Leave out any pictures and transcribe all other data below exactly.
-- Given information start --
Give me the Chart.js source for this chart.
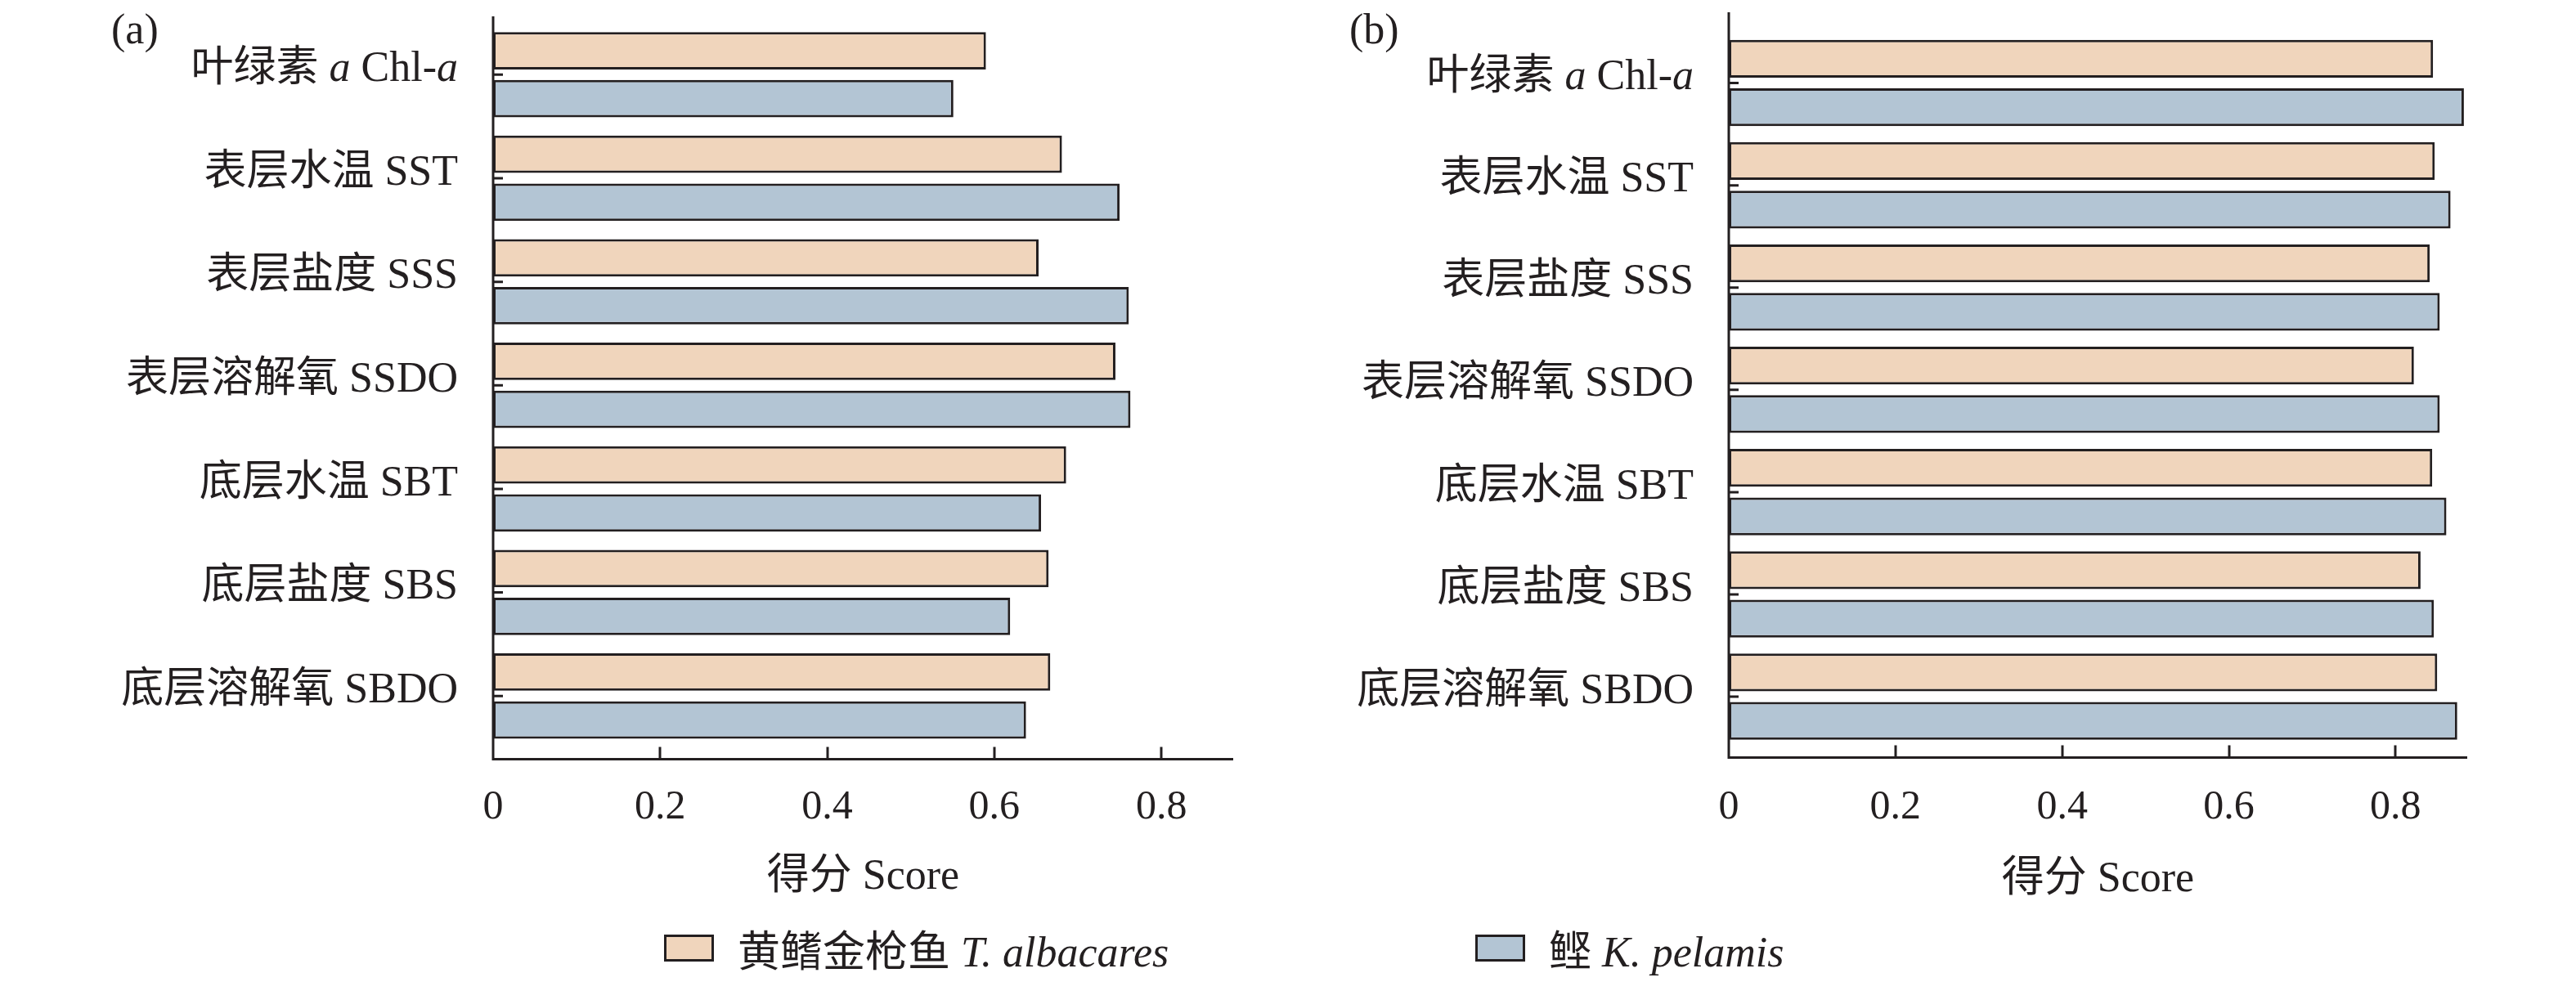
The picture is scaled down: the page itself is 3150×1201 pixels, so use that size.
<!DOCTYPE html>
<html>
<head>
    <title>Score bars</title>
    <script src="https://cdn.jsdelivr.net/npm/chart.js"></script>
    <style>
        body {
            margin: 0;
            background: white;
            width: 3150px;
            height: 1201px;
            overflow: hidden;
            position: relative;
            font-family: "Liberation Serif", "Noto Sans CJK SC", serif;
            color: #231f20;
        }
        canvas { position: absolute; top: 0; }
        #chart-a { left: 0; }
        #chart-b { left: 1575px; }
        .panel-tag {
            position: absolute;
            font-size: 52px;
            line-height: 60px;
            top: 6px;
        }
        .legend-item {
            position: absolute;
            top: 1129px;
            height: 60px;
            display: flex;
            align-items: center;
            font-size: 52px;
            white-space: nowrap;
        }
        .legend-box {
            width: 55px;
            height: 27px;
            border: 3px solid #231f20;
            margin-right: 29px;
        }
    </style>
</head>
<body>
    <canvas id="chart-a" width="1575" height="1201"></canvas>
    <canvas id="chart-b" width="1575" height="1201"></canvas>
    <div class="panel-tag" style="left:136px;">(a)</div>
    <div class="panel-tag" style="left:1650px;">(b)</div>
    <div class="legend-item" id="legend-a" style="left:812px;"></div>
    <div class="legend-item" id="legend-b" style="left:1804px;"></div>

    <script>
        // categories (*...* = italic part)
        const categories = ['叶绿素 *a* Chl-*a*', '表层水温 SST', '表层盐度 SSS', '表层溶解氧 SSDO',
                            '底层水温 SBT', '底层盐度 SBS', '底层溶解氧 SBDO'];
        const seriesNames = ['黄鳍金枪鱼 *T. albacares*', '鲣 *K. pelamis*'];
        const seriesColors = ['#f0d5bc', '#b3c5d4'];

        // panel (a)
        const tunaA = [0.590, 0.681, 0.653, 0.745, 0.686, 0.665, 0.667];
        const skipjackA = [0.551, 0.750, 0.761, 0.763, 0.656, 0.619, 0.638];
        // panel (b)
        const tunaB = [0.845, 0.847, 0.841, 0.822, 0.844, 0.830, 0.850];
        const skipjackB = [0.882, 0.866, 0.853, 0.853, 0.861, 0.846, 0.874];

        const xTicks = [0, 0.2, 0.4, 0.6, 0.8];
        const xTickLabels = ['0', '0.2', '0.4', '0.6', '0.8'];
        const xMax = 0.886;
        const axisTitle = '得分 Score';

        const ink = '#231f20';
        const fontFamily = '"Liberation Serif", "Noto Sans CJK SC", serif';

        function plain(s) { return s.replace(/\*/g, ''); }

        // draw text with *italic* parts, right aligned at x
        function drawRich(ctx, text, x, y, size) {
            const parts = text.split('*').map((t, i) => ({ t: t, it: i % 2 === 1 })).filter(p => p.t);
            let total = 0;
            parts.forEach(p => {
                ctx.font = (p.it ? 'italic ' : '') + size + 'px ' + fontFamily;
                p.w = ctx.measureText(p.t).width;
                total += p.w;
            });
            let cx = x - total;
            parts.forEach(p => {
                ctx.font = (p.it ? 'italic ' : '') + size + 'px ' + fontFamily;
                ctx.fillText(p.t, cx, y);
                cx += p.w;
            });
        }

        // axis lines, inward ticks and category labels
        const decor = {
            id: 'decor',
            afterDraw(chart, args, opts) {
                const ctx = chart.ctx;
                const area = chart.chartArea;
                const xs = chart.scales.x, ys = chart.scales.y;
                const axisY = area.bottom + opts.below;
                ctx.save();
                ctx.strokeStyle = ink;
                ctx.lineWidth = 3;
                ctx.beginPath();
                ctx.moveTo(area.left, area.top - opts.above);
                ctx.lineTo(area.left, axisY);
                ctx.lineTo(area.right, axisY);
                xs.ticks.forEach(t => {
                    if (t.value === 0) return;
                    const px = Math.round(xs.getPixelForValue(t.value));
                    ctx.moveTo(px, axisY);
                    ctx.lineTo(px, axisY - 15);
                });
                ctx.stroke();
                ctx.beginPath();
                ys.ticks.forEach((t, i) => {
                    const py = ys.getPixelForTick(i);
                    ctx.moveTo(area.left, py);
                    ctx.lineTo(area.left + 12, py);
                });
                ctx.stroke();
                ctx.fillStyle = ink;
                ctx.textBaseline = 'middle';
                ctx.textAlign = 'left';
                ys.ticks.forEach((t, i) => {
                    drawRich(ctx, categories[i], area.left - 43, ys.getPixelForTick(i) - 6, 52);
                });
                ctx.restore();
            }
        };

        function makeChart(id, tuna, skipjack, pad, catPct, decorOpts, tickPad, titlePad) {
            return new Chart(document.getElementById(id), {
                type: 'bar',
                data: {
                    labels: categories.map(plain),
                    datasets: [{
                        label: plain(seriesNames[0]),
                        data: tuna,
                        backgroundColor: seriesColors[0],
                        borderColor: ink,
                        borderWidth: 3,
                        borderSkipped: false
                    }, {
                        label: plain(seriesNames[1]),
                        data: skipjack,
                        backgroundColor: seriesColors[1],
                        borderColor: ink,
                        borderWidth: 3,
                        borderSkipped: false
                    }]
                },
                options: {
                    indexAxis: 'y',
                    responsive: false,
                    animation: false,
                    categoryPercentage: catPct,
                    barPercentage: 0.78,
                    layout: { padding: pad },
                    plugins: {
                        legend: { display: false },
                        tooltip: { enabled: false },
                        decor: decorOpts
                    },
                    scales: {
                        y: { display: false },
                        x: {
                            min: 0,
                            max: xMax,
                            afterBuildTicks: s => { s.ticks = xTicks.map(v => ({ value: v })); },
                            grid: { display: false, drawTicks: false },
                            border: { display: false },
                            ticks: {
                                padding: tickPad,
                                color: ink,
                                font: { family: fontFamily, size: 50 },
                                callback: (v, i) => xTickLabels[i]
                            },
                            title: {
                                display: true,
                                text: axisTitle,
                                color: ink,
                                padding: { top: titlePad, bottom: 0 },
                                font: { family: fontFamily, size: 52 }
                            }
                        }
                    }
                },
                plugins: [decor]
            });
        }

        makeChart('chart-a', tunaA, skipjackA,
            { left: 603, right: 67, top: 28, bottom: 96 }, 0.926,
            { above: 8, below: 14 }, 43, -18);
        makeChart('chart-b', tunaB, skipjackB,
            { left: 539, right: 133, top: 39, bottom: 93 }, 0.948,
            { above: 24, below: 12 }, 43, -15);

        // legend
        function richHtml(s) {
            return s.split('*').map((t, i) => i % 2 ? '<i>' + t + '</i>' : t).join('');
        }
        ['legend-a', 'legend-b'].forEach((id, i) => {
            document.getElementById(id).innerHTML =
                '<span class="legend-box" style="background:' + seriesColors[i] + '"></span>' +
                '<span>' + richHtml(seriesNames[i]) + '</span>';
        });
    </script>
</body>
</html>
-- Given information end --
* **Exercise solution**
Give me the Chart.js source for this chart.
The picture is scaled down: the page itself is 3150×1201 pixels, so use that size.
<!DOCTYPE html>
<html>
<head>
    <title>Score bars</title>
    <script src="https://cdn.jsdelivr.net/npm/chart.js"></script>
    <style>
        body {
            margin: 0;
            background: white;
            width: 3150px;
            height: 1201px;
            overflow: hidden;
            position: relative;
            font-family: "Liberation Serif", "Noto Sans CJK SC", serif;
            color: #231f20;
        }
        canvas { position: absolute; top: 0; }
        #chart-a { left: 0; }
        #chart-b { left: 1575px; }
        .panel-tag {
            position: absolute;
            font-size: 52px;
            line-height: 60px;
            top: 6px;
        }
        .legend-item {
            position: absolute;
            top: 1129px;
            height: 60px;
            display: flex;
            align-items: center;
            font-size: 52px;
            white-space: nowrap;
        }
        .legend-box {
            width: 55px;
            height: 27px;
            border: 3px solid #231f20;
            margin-right: 29px;
        }
    </style>
</head>
<body>
    <canvas id="chart-a" width="1575" height="1201"></canvas>
    <canvas id="chart-b" width="1575" height="1201"></canvas>
    <div class="panel-tag" style="left:136px;">(a)</div>
    <div class="panel-tag" style="left:1650px;">(b)</div>
    <div class="legend-item" id="legend-a" style="left:812px;"></div>
    <div class="legend-item" id="legend-b" style="left:1804px;"></div>

    <script>
        // categories (*...* = italic part)
        const categories = ['叶绿素 *a* Chl-*a*', '表层水温 SST', '表层盐度 SSS', '表层溶解氧 SSDO',
                            '底层水温 SBT', '底层盐度 SBS', '底层溶解氧 SBDO'];
        const seriesNames = ['黄鳍金枪鱼 *T. albacares*', '鲣 *K. pelamis*'];
        const seriesColors = ['#f0d5bc', '#b3c5d4'];

        // panel (a)
        const tunaA = [0.590, 0.681, 0.653, 0.745, 0.686, 0.665, 0.667];
        const skipjackA = [0.551, 0.750, 0.761, 0.763, 0.656, 0.619, 0.638];
        // panel (b)
        const tunaB = [0.845, 0.847, 0.841, 0.822, 0.844, 0.830, 0.850];
        const skipjackB = [0.882, 0.866, 0.853, 0.853, 0.861, 0.846, 0.874];

        const xTicks = [0, 0.2, 0.4, 0.6, 0.8];
        const xTickLabels = ['0', '0.2', '0.4', '0.6', '0.8'];
        const xMax = 0.886;
        const axisTitle = '得分 Score';

        const ink = '#231f20';
        const fontFamily = '"Liberation Serif", "Noto Sans CJK SC", serif';

        function plain(s) { return s.replace(/\*/g, ''); }

        // draw text with *italic* parts, right aligned at x
        function drawRich(ctx, text, x, y, size) {
            const parts = text.split('*').map((t, i) => ({ t: t, it: i % 2 === 1 })).filter(p => p.t);
            let total = 0;
            parts.forEach(p => {
                ctx.font = (p.it ? 'italic ' : '') + size + 'px ' + fontFamily;
                p.w = ctx.measureText(p.t).width;
                total += p.w;
            });
            let cx = x - total;
            parts.forEach(p => {
                ctx.font = (p.it ? 'italic ' : '') + size + 'px ' + fontFamily;
                ctx.fillText(p.t, cx, y);
                cx += p.w;
            });
        }

        // axis lines, inward ticks and category labels
        const decor = {
            id: 'decor',
            afterDraw(chart, args, opts) {
                const ctx = chart.ctx;
                const area = chart.chartArea;
                const xs = chart.scales.x, ys = chart.scales.y;
                const axisY = area.bottom + opts.below;
                ctx.save();
                ctx.strokeStyle = ink;
                ctx.lineWidth = 3;
                ctx.beginPath();
                ctx.moveTo(area.left, area.top - opts.above);
                ctx.lineTo(area.left, axisY);
                ctx.lineTo(area.right, axisY);
                xs.ticks.forEach(t => {
                    if (t.value === 0) return;
                    const px = Math.round(xs.getPixelForValue(t.value));
                    ctx.moveTo(px, axisY);
                    ctx.lineTo(px, axisY - 15);
                });
                ctx.stroke();
                ctx.beginPath();
                ys.ticks.forEach((t, i) => {
                    const py = ys.getPixelForTick(i);
                    ctx.moveTo(area.left, py);
                    ctx.lineTo(area.left + 12, py);
                });
                ctx.stroke();
                ctx.fillStyle = ink;
                ctx.textBaseline = 'middle';
                ctx.textAlign = 'left';
                ys.ticks.forEach((t, i) => {
                    drawRich(ctx, categories[i], area.left - 43, ys.getPixelForTick(i) - 6, 52);
                });
                ctx.restore();
            }
        };

        function makeChart(id, tuna, skipjack, pad, catPct, decorOpts, tickPad, titlePad) {
            return new Chart(document.getElementById(id), {
                type: 'bar',
                data: {
                    labels: categories.map(plain),
                    datasets: [{
                        label: plain(seriesNames[0]),
                        data: tuna,
                        backgroundColor: seriesColors[0],
                        borderColor: ink,
                        borderWidth: 3,
                        borderSkipped: false
                    }, {
                        label: plain(seriesNames[1]),
                        data: skipjack,
                        backgroundColor: seriesColors[1],
                        borderColor: ink,
                        borderWidth: 3,
                        borderSkipped: false
                    }]
                },
                options: {
                    indexAxis: 'y',
                    responsive: false,
                    animation: false,
                    categoryPercentage: catPct,
                    barPercentage: 0.78,
                    layout: { padding: pad },
                    plugins: {
                        legend: { display: false },
                        tooltip: { enabled: false },
                        decor: decorOpts
                    },
                    scales: {
                        y: { display: false },
                        x: {
                            min: 0,
                            max: xMax,
                            afterBuildTicks: s => { s.ticks = xTicks.map(v => ({ value: v })); },
                            grid: { display: false, drawTicks: false },
                            border: { display: false },
                            ticks: {
                                padding: tickPad,
                                color: ink,
                                font: { family: fontFamily, size: 50 },
                                callback: (v, i) => xTickLabels[i]
                            },
                            title: {
                                display: true,
                                text: axisTitle,
                                color: ink,
                                padding: { top: titlePad, bottom: 0 },
                                font: { family: fontFamily, size: 52 }
                            }
                        }
                    }
                },
                plugins: [decor]
            });
        }

        makeChart('chart-a', tunaA, skipjackA,
            { left: 603, right: 67, top: 28, bottom: 96 }, 0.926,
            { above: 8, below: 14 }, 43, -18);
        makeChart('chart-b', tunaB, skipjackB,
            { left: 539, right: 133, top: 39, bottom: 93 }, 0.948,
            { above: 24, below: 12 }, 43, -15);

        // legend
        function richHtml(s) {
            return s.split('*').map((t, i) => i % 2 ? '<i>' + t + '</i>' : t).join('');
        }
        ['legend-a', 'legend-b'].forEach((id, i) => {
            document.getElementById(id).innerHTML =
                '<span class="legend-box" style="background:' + seriesColors[i] + '"></span>' +
                '<span>' + richHtml(seriesNames[i]) + '</span>';
        });
    </script>
</body>
</html>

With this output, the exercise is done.